There is prior art that wasn't mentioned that I think is relevant. It's rather obscure though, so it's understandable that it was missed. It's called "The Alpha Version".

Alright let me explain it a bit, since I expect no one heard of this before. Alpha versions are like pre-beta versions that are not nightly. They are used at the start of a release cycle, but without any stability guarantees. You don't need a very good reason to pull a feature, like with betas. Just a reason would do.

If everything goes well, the release cycle continues with the new to-be-stabilized features. If it doesn't, stabilization candidates can be pulled and their inclusion postponed to the next release cycle or beyond.

So instead of immediate Stability Proposals, we can have Alpha Inclusion Proposals for the V+1 release cycle, at the start of the V release cycle. Accepting/Rejecting proposals happens at the start of the V+1 cycle. A Stabilize/Postpone decision is made before the first beta. The release cycle can be extended from 6 to 8 weeks if needed so people have enough time to play with alphas.

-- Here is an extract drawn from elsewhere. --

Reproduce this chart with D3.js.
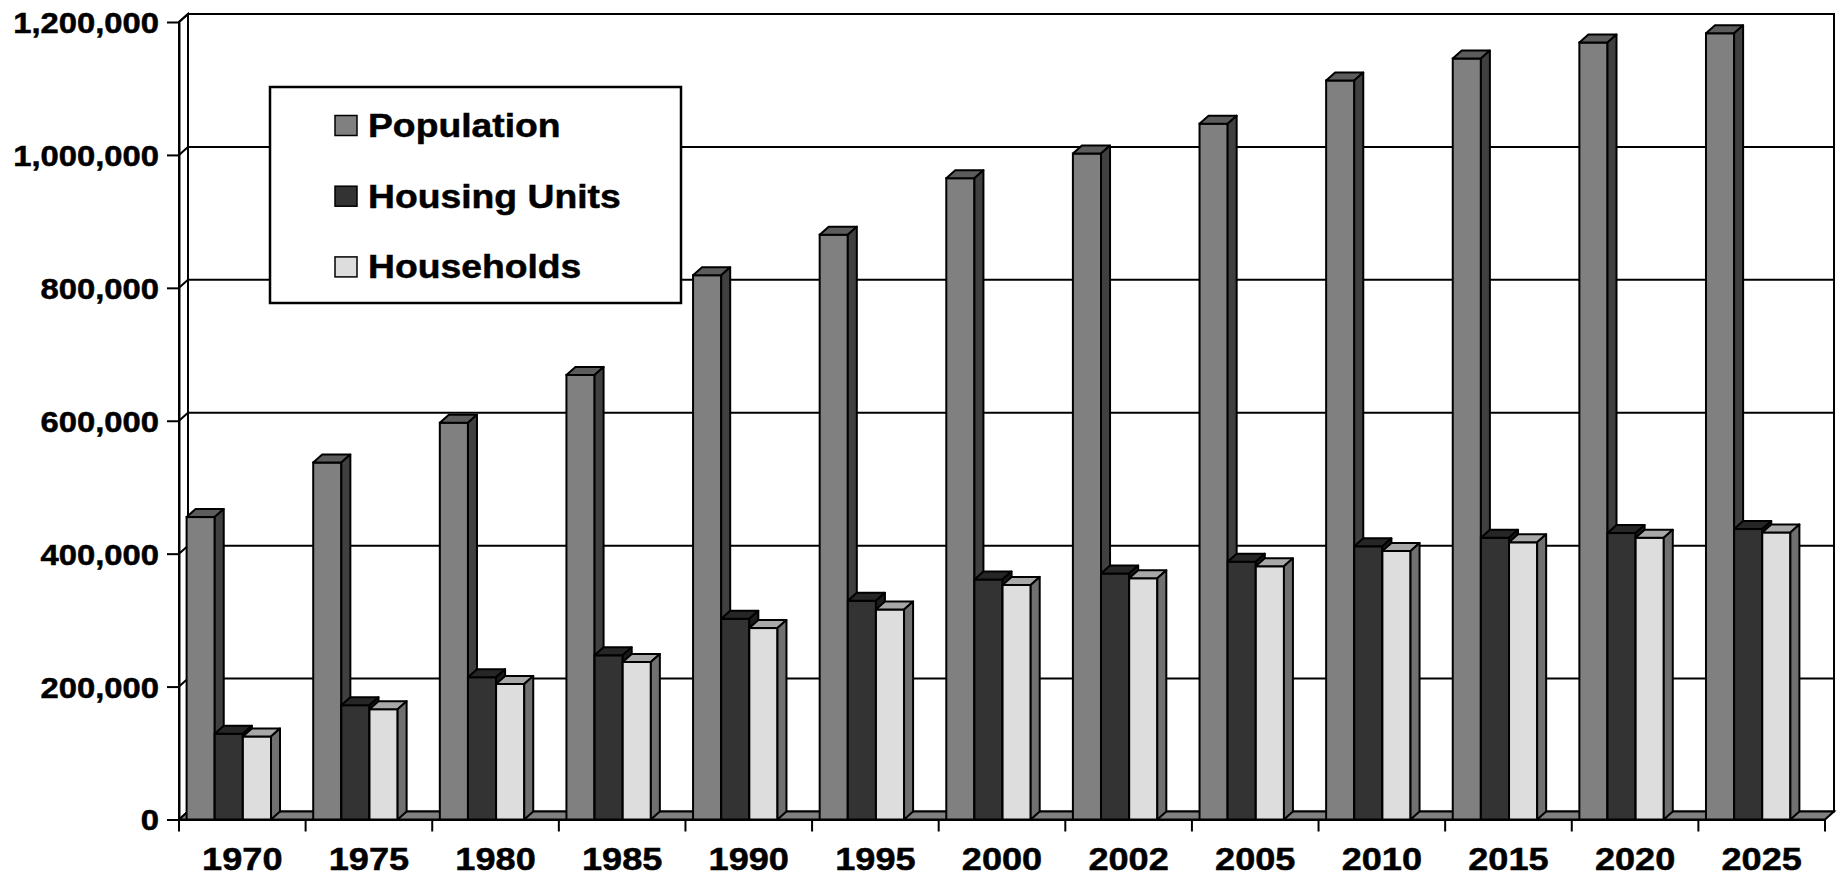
<!DOCTYPE html>
<html>
<head>
<meta charset="utf-8">
<script src="https://cdn.jsdelivr.net/npm/d3@7"></script>
<style>
  body { margin: 0; background: #ffffff; }
  text { font-family: "Liberation Sans", Arial, sans-serif; font-weight: bold; fill: #000; stroke: #000; stroke-width: 0.5px; }
</style>
</head>
<body>
<div id="chart"></div>
<script>
//// Data
const years = ["1970", "1975", "1980", "1985", "1990", "1995", "2000", "2002", "2005", "2010", "2015", "2020", "2025"]
const series_names = ["Population", "Housing Units", "Households"]
const population = [455000, 537000, 597000, 669000, 819000, 880000, 965000, 1002000, 1047000, 1112000, 1145000, 1169000, 1183000]
const housing_units = [129000, 172000, 214000, 247000, 302000, 329000, 361000, 370000, 388000, 411000, 424000, 431000, 437000]
const households = [125000, 166000, 204000, 237000, 288000, 316000, 353000, 363000, 381000, 404000, 417000, 424000, 432000]
const y_ticks = [0, 200000, 400000, 600000, 800000, 1000000, 1200000]

//// Constants
const WIDTH = 1843
const HEIGHT = 878
const DX = 9          // depth of the 3D box, to the right
const DY = 8          // depth of the 3D box, upwards
const STRETCH = 1.13  // the type in the picture is a bit wide
const plot = {left: 179, right: 1825, top: 22, bottom: 819.5}

const front_colors = ["#808080", "#333333", "#dddddd"]
const top_colors = ["#5c5c5c", "#262626", "#a8a8a8"]
const side_colors = ["#404040", "#1a1a1a", "#707070"]

const series_values = [population, housing_units, households]

// flat list of bars, left to right, so the right hand bars overlap the side faces
var bars = []
years.forEach((year, i) => {
    series_names.forEach((name, j) => {
        bars.push({year: year, series: name, index: j, value: series_values[j][i]})
    })
})

//// Scales
var x0 = d3.scaleBand()
    .domain(years)
    .range([plot.left, plot.right])

var group_offset = x0.bandwidth() * 0.06
var group_width = x0.bandwidth() / 1.5

var x1 = d3.scaleBand()
    .domain(series_names)
    .range([0, group_width])

var y = d3.scaleLinear()
    .domain([0, 1200000])
    .range([plot.bottom, plot.top])

var svg = d3.select("#chart")
    .append("svg")
        .attr("width", WIDTH)
        .attr("height", HEIGHT)

function poly(points) {
    return "M" + points.map(p => p[0] + "," + p[1]).join("L") + "Z"
}

//// Walls and floor
// back wall
svg.append("rect")
    .attr("x", plot.left + DX)
    .attr("y", plot.top - DY)
    .attr("width", plot.right - plot.left)
    .attr("height", plot.bottom - plot.top)
    .attr("fill", "#fff")
    .attr("stroke", "#000")
    .attr("stroke-width", 2)

// left side wall
svg.append("path")
    .attr("d", poly([
        [plot.left, plot.top], [plot.left + DX, plot.top - DY],
        [plot.left + DX, plot.bottom - DY], [plot.left, plot.bottom]
    ]))
    .attr("fill", "#fff")
    .attr("stroke", "#000")
    .attr("stroke-width", 2)

// gridlines across side wall and back wall
svg.append("g")
    .selectAll("path")
        .data(y_ticks.filter(d => d > 0))
        .enter()
        .append("path")
            .attr("d", d => "M" + plot.left + "," + y(d)
                + "L" + (plot.left + DX) + "," + (y(d) - DY)
                + "L" + (plot.right + DX) + "," + (y(d) - DY))
            .attr("fill", "none")
            .attr("stroke", "#000")
            .attr("stroke-width", 2)

// floor
svg.append("path")
    .attr("d", poly([
        [plot.left, plot.bottom], [plot.right, plot.bottom],
        [plot.right + DX, plot.bottom - DY], [plot.left + DX, plot.bottom - DY]
    ]))
    .attr("fill", "#808080")
    .attr("stroke", "#000")
    .attr("stroke-width", 2)

//// Bars
var bar_groups = svg.append("g")
    .selectAll("g")
        .data(bars)
        .enter()
        .append("g")

function bar_x(d) { return x0(d.year) + group_offset + x1(d.series) }

// front face
bar_groups.append("rect")
    .attr("x", d => bar_x(d))
    .attr("y", d => y(d.value))
    .attr("width", x1.bandwidth())
    .attr("height", d => y(0) - y(d.value))
    .attr("fill", d => front_colors[d.index])
    .attr("stroke", "#000")
    .attr("stroke-width", 2)

// top face
bar_groups.append("path")
    .attr("d", d => {
        var xl = bar_x(d), xr = xl + x1.bandwidth(), yt = y(d.value)
        return poly([[xl, yt], [xl + DX, yt - DY], [xr + DX, yt - DY], [xr, yt]])
    })
    .attr("fill", d => top_colors[d.index])
    .attr("stroke", "#000")
    .attr("stroke-width", 2)
    .attr("stroke-linejoin", "round")

// side face
bar_groups.append("path")
    .attr("d", d => {
        var xr = bar_x(d) + x1.bandwidth(), yt = y(d.value), yb = y(0)
        return poly([[xr, yt], [xr + DX, yt - DY], [xr + DX, yb - DY], [xr, yb]])
    })
    .attr("fill", d => side_colors[d.index])
    .attr("stroke", "#000")
    .attr("stroke-width", 2)
    .attr("stroke-linejoin", "round")

//// Y axis
var y_axis = svg.append("g")
    .attr("transform", "translate(" + plot.left + ",0)")
    .call(d3.axisLeft(y)
        .tickValues(y_ticks)
        .tickSize(12)
        .tickSizeOuter(0)
        .tickFormat(d3.format(",")))

y_axis.select(".domain").attr("stroke", "#000").attr("stroke-width", 2)
y_axis.selectAll(".tick line").attr("stroke", "#000").attr("stroke-width", 2)
y_axis.selectAll(".tick text")
    .attr("x", 0)
    .attr("dy", "0.36em")
    .attr("transform", "translate(-20,0) scale(" + STRETCH + ",1)")
    .style("font-size", "29px")
    .style("font-family", "'Liberation Sans', Arial, sans-serif")
    .style("font-weight", "bold")

//// X axis
var x_axis = svg.append("g")
    .attr("transform", "translate(0," + plot.bottom + ")")
    .call(d3.axisBottom(x0)
        .tickSize(0)
        .tickSizeOuter(0))

x_axis.select(".domain").attr("stroke", "#000").attr("stroke-width", 2)
x_axis.selectAll(".tick text")
    .attr("y", 0)
    .attr("dy", "0.71em")
    .attr("transform", "translate(0,28) scale(" + STRETCH + ",1)")
    .style("font-size", "32px")
    .style("font-family", "'Liberation Sans', Arial, sans-serif")
    .style("font-weight", "bold")

// boundary ticks between categories
svg.append("g")
    .selectAll("line")
        .data(years.map(d => x0(d)).concat([plot.right]))
        .enter()
        .append("line")
            .attr("x1", d => d)
            .attr("x2", d => d)
            .attr("y1", plot.bottom)
            .attr("y2", plot.bottom + 12)
            .attr("stroke", "#000")
            .attr("stroke-width", 2)

//// Legend
var legend = {x: 270, y: 87, width: 411, height: 216}
svg.append("rect")
    .attr("x", legend.x)
    .attr("y", legend.y)
    .attr("width", legend.width)
    .attr("height", legend.height)
    .attr("fill", "#fff")
    .attr("stroke", "#000")
    .attr("stroke-width", 2.5)

var legend_items = svg.append("g")
    .selectAll("g")
        .data(series_names)
        .enter()
        .append("g")
            .attr("transform", (d, i) => "translate(" + (legend.x + 65) + "," + (legend.y + 50 + i * 70.7) + ")")

legend_items.append("rect")
    .attr("x", 0)
    .attr("y", -21.5)
    .attr("width", 22)
    .attr("height", 20)
    .attr("fill", (d, i) => front_colors[i])
    .attr("stroke", "#000")
    .attr("stroke-width", 1.5)

legend_items.append("text")
    .attr("transform", "translate(33,0) scale(" + STRETCH + ",1)")
    .style("font-size", "33px")
    .text(d => d)
</script>
</body>
</html>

So instead of nightly => stable (beta) => stable? (stable).

We can have nightly => stable candidate (alpha) => stable? (beta) => stable? (stable)

Pretty novel stuff, I know. This way, people can test stabilization candidates alone in a non-nightly setting, and report feedback. Lack of enough feedback may be used as a "good enough" reason to postpone stabilization!

Here you go, preview features in a release, but not a stable release. And no possibility (ok, less possibility) of previewise-and-forget and perma-preview stuckness for some low-visibility features.